The Honorable Francis B. Schultz, J.S.C. recently held that the New Jersey Prevention of Domestic Violence Act (hereinafter “DVA”) is unconstitutional in that it violates New Jersey’s constitutional article on separation of powers and utilizes the preponderance of the evidence standard of proof.  In his letter opinion, the Judge disagreed with the Defendant’s other attacks on the constitutionality of the statute, including arguments regarding the statute’s alleged violation of the Defendant’s First Amendment right to free speech and Second Amendment right to bear arms, as well as other jurisdictional attacks. 

With regard to the Defendant’s separation of powers argument that the DVA is unconstitutional based upon the statute’s prescription of procedural aspects constitutionally reserved to the Court,  the Judge noted that the procedures established by the DVA directly conflict with established Court Rules and specifically held that “the entirety of N.J.S.A. 2C:25-29A, especially the ‘within ten days’ requirement for the setting of the final hearing, contains what are unambiguously rules for practice and procedure.” 

As to the standard of proof issue, the Judge held the DVA unconstitutional utilizing the balancing test promulgated by the United States Supreme Court in Matthews v.
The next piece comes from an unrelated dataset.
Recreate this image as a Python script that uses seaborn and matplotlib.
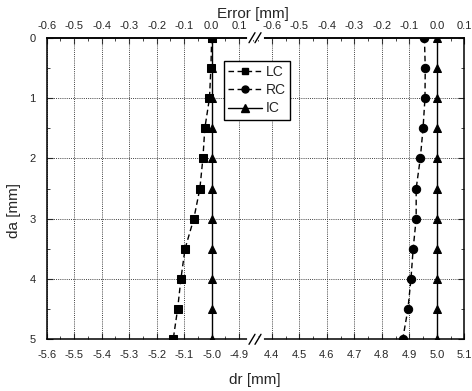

Eldridge, 424 U.S. 319 (1976).  Based on the implication of a Defendant’s fundamental right as a parent to be with his or her child, the Judge found that the due process clause of the Fourteenth Amendment and the New Jersey Supreme Court case of In re Polk “require that a clear and convincing standard be utilized in domestic violence matters.”  Interestingly, while the Court found that a new hearing was required, the Judge did not order that the Judge who will conduct the hearing to apply the clear and convincing standard, holding only that the Matthews’ balancing test should be utilized in determining the standard of proof to be applied. 

The impact of this case may result in the overturning of hundreds of thousands of Final Restraining Orders upon application of Defendants across the State.  However, based upon the Judge’s utilization of the Matthews’ test when focused on the fundamental right of a parent to be with his or her children, it seems that such arguments may only be applicable for cases where the parties have minor children, and the Defendant’s access to them has been substantially cut off due to the entry of the Final Restraining Order, thus implicating a fundamental right.  Anyone who feels that this case may be applicable to his or her Final Restraining Order should consult with an attorney and consider awaiting the result of the new hearing to be conducted pursuant to the Judge’s Order.  Based upon the interview of the Plaintiff’s attorney by the New Jersey Law Journal published June 30, 2008, appeal of the Judge’s determination in this case is likely if she loses at the new hearing in which the Matthews’ balancing test will be applied in determining the standard of proof.